NEW YORK (Reuters) - Time Warner Cable will launch on Monday a service to allow subscribers to watch some of their favorite shows three days after they’ve originally aired as it aims to stay ahead of the growing threat of cheaper Web video services like Netflix Inc and Hulu.
The new service, called Look Back, also is targeted at differentiating the second largest U.S. cable company from rivals like satellite providers DirecTV and Dish Network Corp or new video services from the phone companies Verizon Communications and AT&T Inc.
Look Back is launching nationally to most of Time Warner Cable’s 13 million or so customers on 24 channels including ABC, NBC, Discovery Network and Food Network, Time Warner said. The same networks also will be available on high definition channels.
If a show has aired, say, between 8 p.m. and 9 p.m. on a Sunday night it will be available to play and rewind via the customer’s remote control until 9 p.m. on Wednesday night.
The service has disabled the ability to fast-forward through commercials that aired live. This was one of the conditions Time Warner Cable had to meet for programing rights for the new service.
Time Warner Cable’s Chief Programing Officer Melinda Witmer said the new service will allow programmers and advertisers to more easily get from Nielsen, the TV ratings company, the number of minutes of commercials that are watched by viewers because programs and commercials are saved on Time Warner’s servers.
“This gives consumers more options so they don’t have to think about whether they have set up their DVRs to record a show, Look Back does so automatically,” Witmer said.
The new service is planned to launch on more channels in coming months as Time Warner Cable expands its server capacity. Witmer said the cable company already has programing rights for more than three times its launch offering. Look Back will be complementary to its ‘Start Over’ service which allows subscribers to restart a show that has already begun airing.
Like other cable companies Time Warner Cable has struggled with losing more video customers due to the weak economy and stiffer competition from rivals. In the last year it has lost an average of 100,000 video customers each quarter.

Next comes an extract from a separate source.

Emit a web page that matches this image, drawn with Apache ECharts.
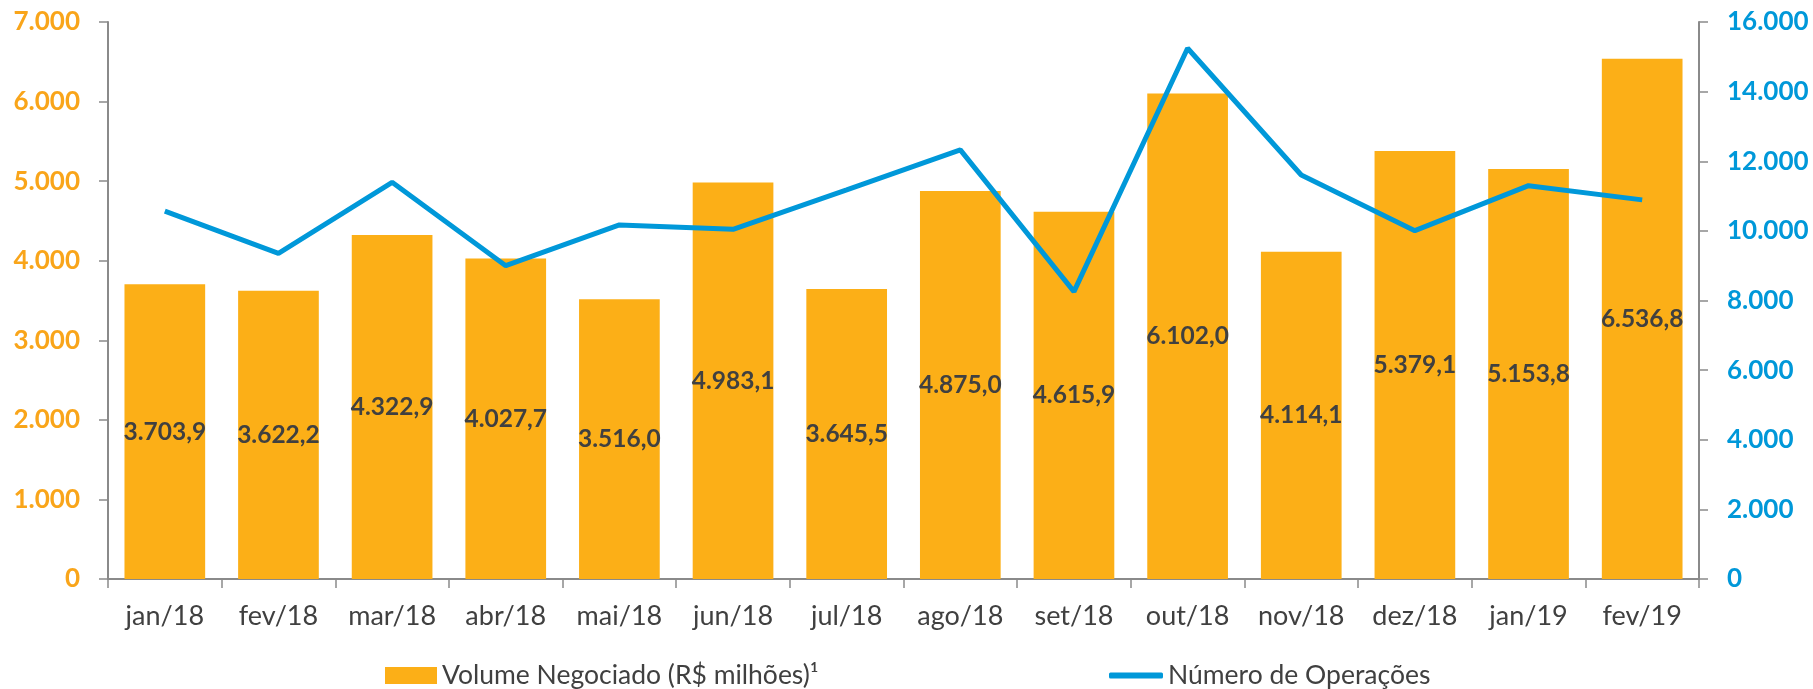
<!DOCTYPE html>
<html>
<head>
<meta charset="utf-8">
<script src="https://cdn.jsdelivr.net/npm/echarts@6/dist/echarts.min.js"></script>
<style>
  html, body { margin: 0; padding: 0; background: #fff; }
  #main { width: 1813px; height: 689px; }
</style>
</head>
<body>
<div id="main"></div>
<script>
// data
var months = ['jan/18', 'fev/18', 'mar/18', 'abr/18', 'mai/18', 'jun/18', 'jul/18',
              'ago/18', 'set/18', 'out/18', 'nov/18', 'dez/18', 'jan/19', 'fev/19'];
var volume = [3703.9, 3622.2, 4322.9, 4027.7, 3516.0, 4983.1, 3645.5,
              4875.0, 4615.9, 6102.0, 4114.1, 5379.1, 5153.8, 6536.8];
var operacoes = [10570, 9356, 11395, 9000, 10170, 10045, 11180,
                 12325, 8254, 15245, 11605, 10006, 11298, 10890];
var volumeName = 'Volume Negociado (R$ milhões)¹';
var opName = 'Número de Operações';

var orange = '#FCAF17',
    orangeTxt = '#F9A51A',
    blue = '#0098D9',
    grey = '#8A8A8A',
    dark = '#404040',
    font = 'Lato';

// 3703.9 -> "3.703,9", 7000 -> "7.000"
function fmt(v, dec) {
  var s = v.toFixed(dec).split('.');
  var intPart = s[0].replace(/\B(?=(\d{3})+(?!\d))/g, '.');
  return s.length > 1 ? intPart + ',' + s[1] : intPart;
}

var chart = echarts.init(document.getElementById('main'));
chart.setOption({
  animation: false,
  textStyle: { fontFamily: font },
  grid: { left: 108, right: 114, top: 22, bottom: 110 },
  legend: [{
    left: 380, top: 657,
    itemWidth: 52, itemHeight: 17, icon: 'rect',
    textStyle: { fontSize: 26.5, color: dark, fontFamily: font },
    data: [volumeName]
  }, {
    left: 1104, top: 657,
    itemWidth: 54, itemHeight: 6, icon: 'roundRect',
    textStyle: { fontSize: 26.5, color: dark, fontFamily: font },
    data: [opName]
  }],
  xAxis: {
    type: 'category',
    data: months,
    axisLine: { lineStyle: { color: grey, width: 2 } },
    axisTick: { show: true, interval: 0, length: 9, lineStyle: { color: grey, width: 1.5 } },
    axisLabel: { interval: 0, color: dark, fontSize: 27, margin: 24, fontFamily: font }
  },
  yAxis: [{
    type: 'value', min: 0, max: 7000, interval: 1000,
    axisLine: { show: true, lineStyle: { color: grey, width: 2 } },
    axisTick: { show: true, length: 9, lineStyle: { color: grey, width: 1.5 } },
    splitLine: { show: false },
    axisLabel: {
      color: orangeTxt, fontSize: 26, fontWeight: 'bold', margin: 28, fontFamily: font,
      formatter: function (v) { return fmt(v, 0); }
    }
  }, {
    type: 'value', min: 0, max: 16000, interval: 2000,
    axisLine: { show: true, lineStyle: { color: grey, width: 2 } },
    axisTick: { show: true, length: 9, lineStyle: { color: grey, width: 1.5 } },
    splitLine: { show: false },
    axisLabel: {
      color: blue, fontSize: 26, fontWeight: 'bold', margin: 28, fontFamily: font,
      formatter: function (v) { return fmt(v, 0); }
    }
  }],
  series: [{
    name: volumeName,
    type: 'bar',
    yAxisIndex: 0,
    barCategoryGap: '29%',
    itemStyle: { color: orange },
    label: {
      show: true, position: 'inside',
      color: dark, fontSize: 24.5, fontWeight: 'bold', fontFamily: font,
      formatter: function (p) { return fmt(p.value, 1); }
    },
    data: volume
  }, {
    name: opName,
    type: 'line',
    yAxisIndex: 1,
    symbol: 'none',
    lineStyle: { color: blue, width: 5 },
    itemStyle: { color: blue },
    data: operacoes
  }]
});
</script>
</body>
</html>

There is also growing concern some customers are dropping traditional pay-TV services altogether -- a trend called cord-cutting -- and opting for lower-cost Web services such as Netflix. Cable executives insist they have seen little evidence of consumers cutting the cord.
Cablevision Systems Corp is taking a slightly different path to offering its subscribers more on-demand programing features and last week said it will start rolling out its long-expected network-based digital video recorder technology in New York City this quarter.

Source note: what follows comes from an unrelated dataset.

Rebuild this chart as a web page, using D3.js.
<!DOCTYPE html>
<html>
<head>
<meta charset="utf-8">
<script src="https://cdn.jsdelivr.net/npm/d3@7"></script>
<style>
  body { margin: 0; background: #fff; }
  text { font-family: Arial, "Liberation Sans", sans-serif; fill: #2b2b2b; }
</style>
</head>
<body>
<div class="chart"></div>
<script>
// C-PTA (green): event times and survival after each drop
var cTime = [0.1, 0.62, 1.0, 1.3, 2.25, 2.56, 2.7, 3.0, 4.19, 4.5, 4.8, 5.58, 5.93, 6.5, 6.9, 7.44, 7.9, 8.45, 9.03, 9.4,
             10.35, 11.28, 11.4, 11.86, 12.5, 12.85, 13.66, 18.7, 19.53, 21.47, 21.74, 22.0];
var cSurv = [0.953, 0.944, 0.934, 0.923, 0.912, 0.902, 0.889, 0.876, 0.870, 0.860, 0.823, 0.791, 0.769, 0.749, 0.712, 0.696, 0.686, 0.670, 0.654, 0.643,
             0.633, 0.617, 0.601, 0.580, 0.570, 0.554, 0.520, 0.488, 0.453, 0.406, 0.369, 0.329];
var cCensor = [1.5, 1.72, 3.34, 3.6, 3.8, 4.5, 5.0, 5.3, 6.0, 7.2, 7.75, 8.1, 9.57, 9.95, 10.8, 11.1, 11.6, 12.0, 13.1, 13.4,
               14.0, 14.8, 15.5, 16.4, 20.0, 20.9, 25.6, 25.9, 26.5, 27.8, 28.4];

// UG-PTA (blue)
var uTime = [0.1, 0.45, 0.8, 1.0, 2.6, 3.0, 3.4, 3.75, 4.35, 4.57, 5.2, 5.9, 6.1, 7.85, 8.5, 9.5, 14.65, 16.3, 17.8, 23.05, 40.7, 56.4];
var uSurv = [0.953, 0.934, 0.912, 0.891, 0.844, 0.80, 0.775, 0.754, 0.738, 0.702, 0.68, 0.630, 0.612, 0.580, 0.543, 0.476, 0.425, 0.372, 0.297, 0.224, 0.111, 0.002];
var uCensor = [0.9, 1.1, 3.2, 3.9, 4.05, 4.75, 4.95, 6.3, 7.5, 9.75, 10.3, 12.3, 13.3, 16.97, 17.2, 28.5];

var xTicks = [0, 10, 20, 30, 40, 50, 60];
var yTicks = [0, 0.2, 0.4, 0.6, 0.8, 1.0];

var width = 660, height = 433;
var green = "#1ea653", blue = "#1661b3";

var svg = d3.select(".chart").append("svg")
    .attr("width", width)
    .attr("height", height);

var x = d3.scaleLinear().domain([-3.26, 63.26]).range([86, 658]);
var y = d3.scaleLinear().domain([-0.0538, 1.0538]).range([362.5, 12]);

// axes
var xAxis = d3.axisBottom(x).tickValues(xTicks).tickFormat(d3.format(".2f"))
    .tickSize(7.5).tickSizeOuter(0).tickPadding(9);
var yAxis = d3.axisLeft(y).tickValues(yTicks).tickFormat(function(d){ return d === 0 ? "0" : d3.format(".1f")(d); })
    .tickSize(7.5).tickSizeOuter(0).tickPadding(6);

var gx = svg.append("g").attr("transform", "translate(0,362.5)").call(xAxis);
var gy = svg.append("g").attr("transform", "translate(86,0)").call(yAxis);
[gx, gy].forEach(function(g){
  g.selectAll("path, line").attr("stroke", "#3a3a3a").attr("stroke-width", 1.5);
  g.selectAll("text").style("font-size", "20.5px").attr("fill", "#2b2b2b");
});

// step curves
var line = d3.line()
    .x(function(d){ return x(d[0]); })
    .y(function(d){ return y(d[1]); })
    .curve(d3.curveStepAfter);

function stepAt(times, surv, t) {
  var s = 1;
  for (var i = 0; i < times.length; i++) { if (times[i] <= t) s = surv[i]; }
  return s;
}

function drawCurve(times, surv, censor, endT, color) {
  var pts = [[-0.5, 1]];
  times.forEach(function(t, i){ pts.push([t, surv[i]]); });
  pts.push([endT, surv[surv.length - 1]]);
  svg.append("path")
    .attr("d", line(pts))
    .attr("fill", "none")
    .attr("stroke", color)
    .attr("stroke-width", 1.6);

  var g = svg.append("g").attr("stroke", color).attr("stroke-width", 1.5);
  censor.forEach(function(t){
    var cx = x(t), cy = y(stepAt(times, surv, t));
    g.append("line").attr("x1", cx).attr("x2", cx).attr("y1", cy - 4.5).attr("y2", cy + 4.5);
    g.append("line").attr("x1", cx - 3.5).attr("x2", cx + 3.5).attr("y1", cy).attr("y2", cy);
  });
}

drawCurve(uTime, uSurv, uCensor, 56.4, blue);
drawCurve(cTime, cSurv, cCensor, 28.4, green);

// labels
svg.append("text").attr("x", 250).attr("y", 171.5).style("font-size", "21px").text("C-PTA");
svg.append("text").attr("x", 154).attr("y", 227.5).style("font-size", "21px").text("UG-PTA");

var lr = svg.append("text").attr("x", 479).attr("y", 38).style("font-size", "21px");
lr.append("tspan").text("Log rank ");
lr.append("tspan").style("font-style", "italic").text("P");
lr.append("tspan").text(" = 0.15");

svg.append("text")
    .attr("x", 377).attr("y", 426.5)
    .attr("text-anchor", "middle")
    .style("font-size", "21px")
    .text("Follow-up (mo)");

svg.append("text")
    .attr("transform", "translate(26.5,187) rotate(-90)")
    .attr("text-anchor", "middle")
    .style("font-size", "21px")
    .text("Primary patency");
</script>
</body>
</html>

Cablevision executives said they plan to bring an end to the purchase of physical, home-based DVRs soon after this first launch.
Cable and satellite companies are rolling out new remote DVR services so people can program their DVRs from their smartphones and tablet devices like the iPad.
Collins Stewart analyst Thomas Eagan said pay-TV companies have to offer more flexible services in order to keep customers, who could be willing to settle for lower quality content for a cheaper price and better user experience.
“If cable can roll out a much easier intuitive guide like an iPad and offer all you can eat video on demand with extensive library of content I think that will be hugely helpful to helping them win,” said Eagan.